Figure 3. SEM image of curved graphene sheets (scale bar 10 μm) (A), and TEM image (B) of flat graphene sheets prepared by a conventional chemical route (Liu et al., 2010). (Reprinted with permission from American Chemical Society. Copyright 2010).
The study of the capacitance behavior of r-GO in ILs is still on-going. For example, GO could be partially reduced by a weak reductant, like HBr, to produce r-GO which has a maximum specific capacitance of 158 F g−1 at 0.2 A g−1 in BMI-PF6 (Chen et al., 2011). There are still some OCGs in such r-GO sample. The OCGs offer an affinity between r-GOs and water and hence enable the r-GO to disperse well in water. The lateral dimension of the thinnest r-GO sheet containing 2-3 graphene layers was found to be about 150–250 nm.
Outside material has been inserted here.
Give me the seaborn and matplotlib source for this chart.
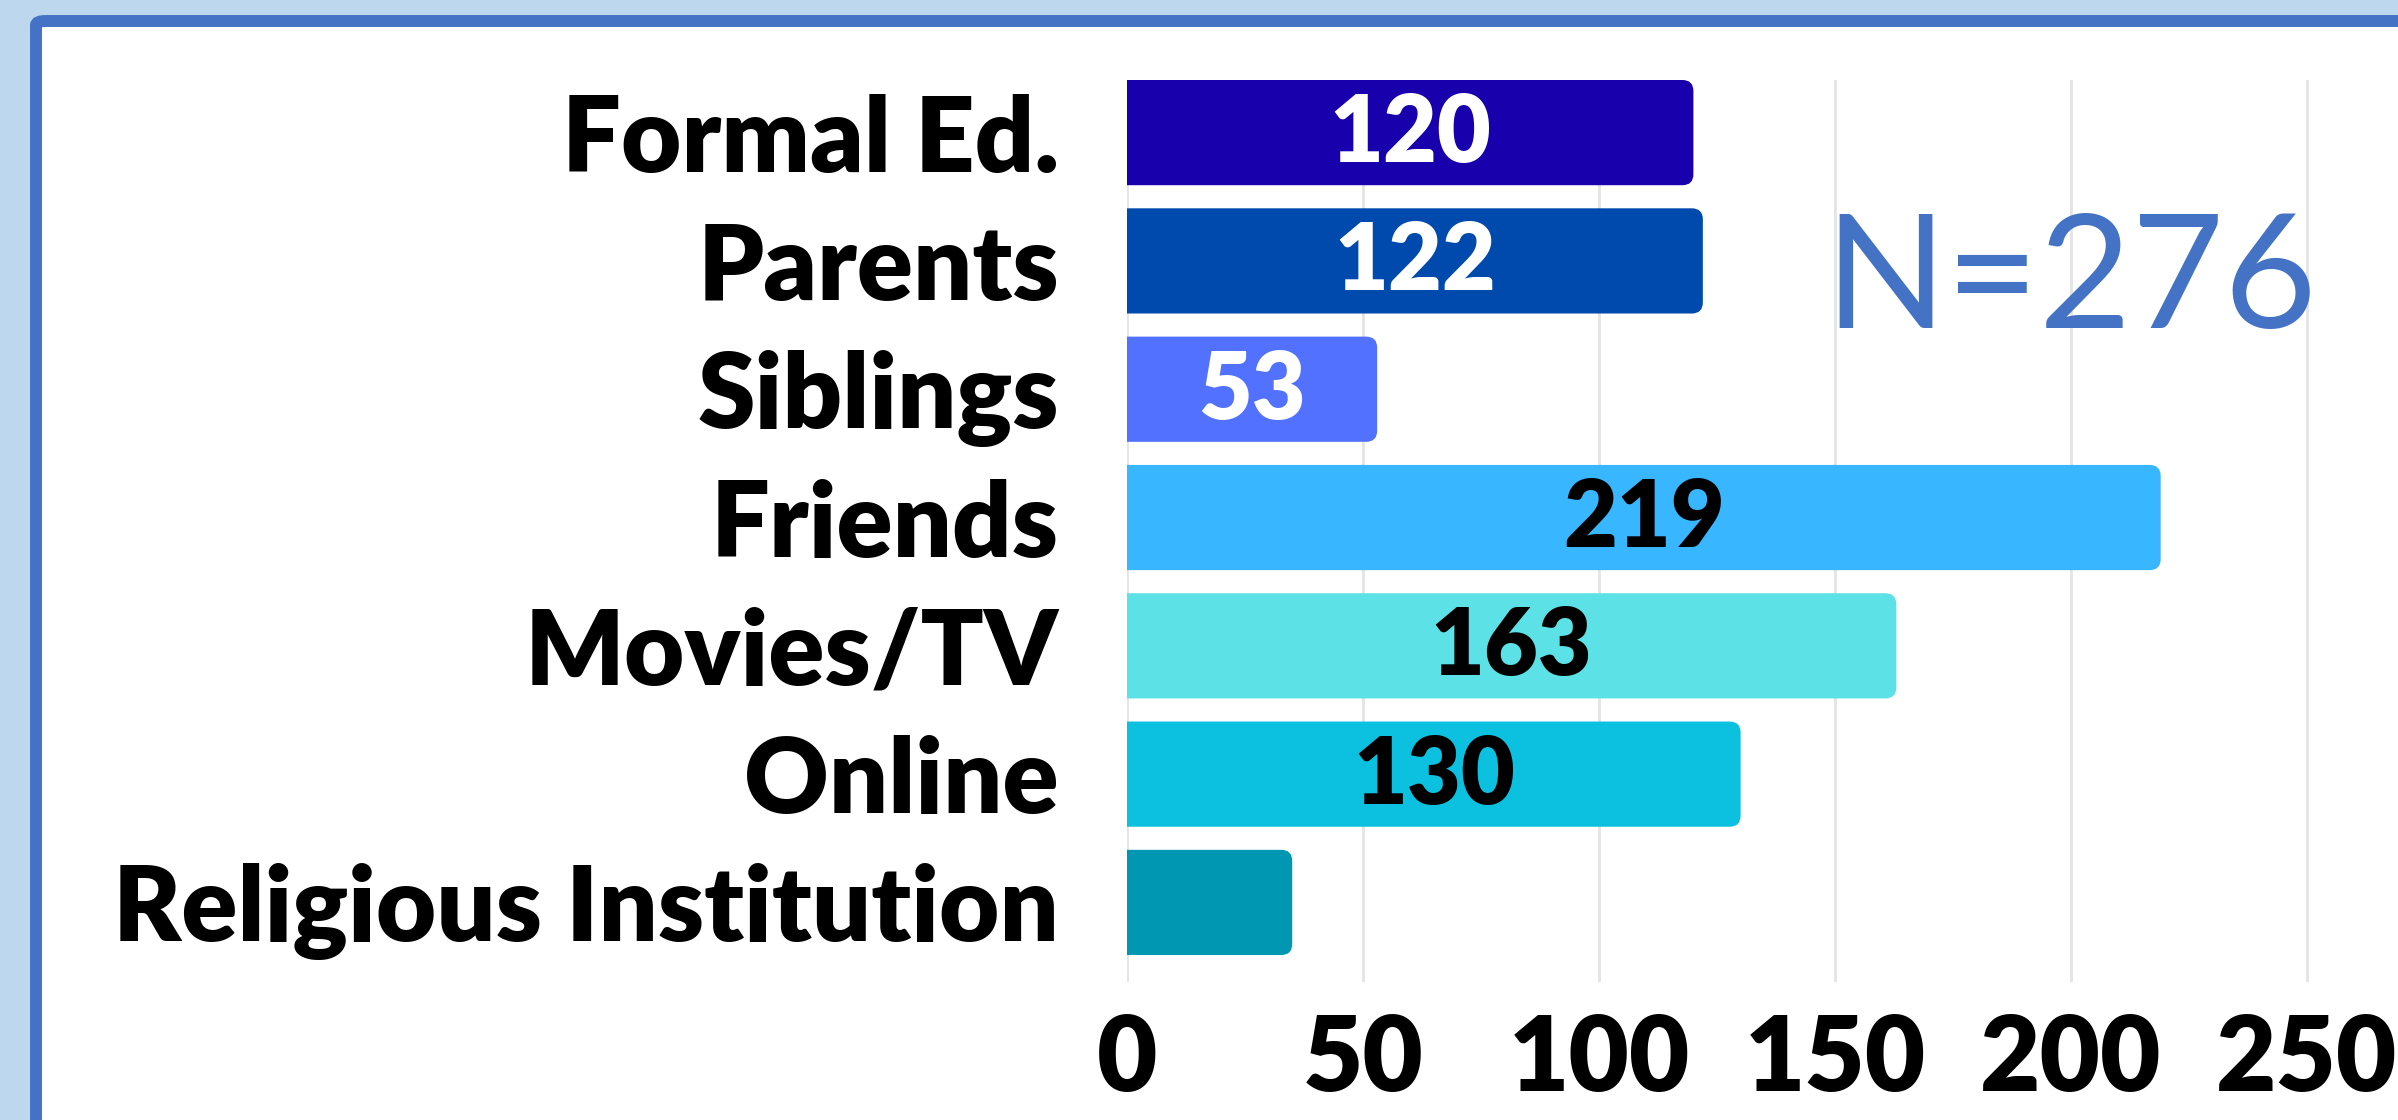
import matplotlib
matplotlib.use("Agg")
import matplotlib.pyplot as plt
import seaborn as sns
import pandas as pd
from matplotlib.patches import FancyBboxPatch

# dados
categorias = ["Formal Ed.", "Parents", "Siblings", "Friends",
              "Movies/TV", "Online", "Religious Institution"]
valores = [120, 122, 53, 219, 163, 130, 35]
cores = ["#1800ad", "#004aad", "#5271ff", "#38b6ff",
         "#5ce1e6", "#0cc0df", "#0097b2"]
cor_rotulo = ["white", "white", "white", "black", "black", "black", None]
ticks_x = [0, 50, 100, 150, 200, 250]
texto_n = "N=276"

df = pd.DataFrame({"fonte": categorias, "n": valores})

sns.set_theme(style="white")
plt.rcParams["font.family"] = ["Lato", "DejaVu Sans"]

W, H = 2398, 1120
fig = plt.figure(figsize=(W / 100, H / 100), dpi=100, facecolor="#bdd7ee")

# moldura branca com borda azul
moldura = FancyBboxPatch((36 / W, -0.2), 1.2, (H - 21) / H + 0.2,
                         boxstyle="round,pad=0,rounding_size=0.004",
                         transform=fig.transFigure, facecolor="white",
                         edgecolor="#4472c4", linewidth=8.6, zorder=-5)
fig.patches.append(moldura)

ax = fig.add_axes([1127 / W, 1 - 982 / H, 1 - 1127 / W, (982 - 80) / H])
ax.set_facecolor("none")
ax.set_zorder(2)

xmax = (W - 1127) / 4.72

sns.barplot(data=df, y="fonte", x="n", hue="fonte", palette=cores,
            saturation=1, legend=False, width=0.82, ax=ax, zorder=2)
ax.set_xlim(0, xmax)
ax.set_ylim(6.62, -0.41)

# cantos arredondados (o lado esquerdo fica recortado em x=0)
px_x = 4.72
px_y = (982 - 80) / (6.62 + 0.41)
raio = 11 / px_x
for p, c in zip(list(ax.patches), cores):
    x0, y0, w, h = p.get_x(), p.get_y(), p.get_width(), p.get_height()
    p.set_visible(False)
    r = FancyBboxPatch((x0 - 2 * raio, y0), w + 2 * raio, h,
                       boxstyle=f"round,pad=0,rounding_size={raio}",
                       mutation_aspect=px_x / px_y,
                       facecolor=c, edgecolor="none", zorder=2)
    ax.add_patch(r)

for i, (v, cl) in enumerate(zip(valores, cor_rotulo)):
    if cl is None:
        continue
    ax.text(v / 2, i + 0.02, str(v), ha="center", va="center", color=cl,
            fontsize=67, fontweight="heavy", zorder=3)

ax.set_xticks(ticks_x)
ax.set_xticklabels([str(t) for t in ticks_x])
for t in ticks_x:
    ax.axvline(t, color="#e4e4e4", linewidth=2, zorder=1)

ax.tick_params(axis="x", length=0, pad=22, labelsize=75)
ax.tick_params(axis="y", length=0, pad=49, labelsize=75)
for lab in ax.get_xticklabels() + ax.get_yticklabels():
    lab.set_fontweight("heavy")
    lab.set_color("black")

ax.set_xlabel("")
ax.set_ylabel("")
for s in ax.spines.values():
    s.set_visible(False)

ax.text(200, 1.17, texto_n, ha="center", va="center", color="#4472c4",
        fontsize=115, fontweight="normal", zorder=3)

fig.savefig("out.png", dpi=100, facecolor=fig.get_facecolor())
Thus, the corrugation and scrolling may exist simultaneously on the r-GO sheets. This r-GO material was capable of a better capacitive performance in the aqueous electrolyte than BMI-PF6. The specific capacitance of r-GO at the same specific current reached to 348 and 158 F g−1 in aqueous and BMI-PF6 electrolytes, respectively. However, in a recent study of the thick r-GO supercapacitor electrodes, the supercapacitor using the BMI-BF4 electrolyte exhibited a better capacitive performance than the one using an aqueous electrolyte because the pores of the r-GO sample were precisely modified to accommodate the ions of the IL (Li et al., 2016). From the examples above, it can be noticed that the accessibility of IL electrolytes to the r-GO surface can greatly affect the capacitive performance of r-GO materials. Some more efforts have been made to increase the effective porosity and the accessibility of IL electrolytes by adding CNTs as spacers (Cheng et al., 2011; Lin et al., 2013; Pham et al., 2015) or using a special treatment (Yu et al., 2016b).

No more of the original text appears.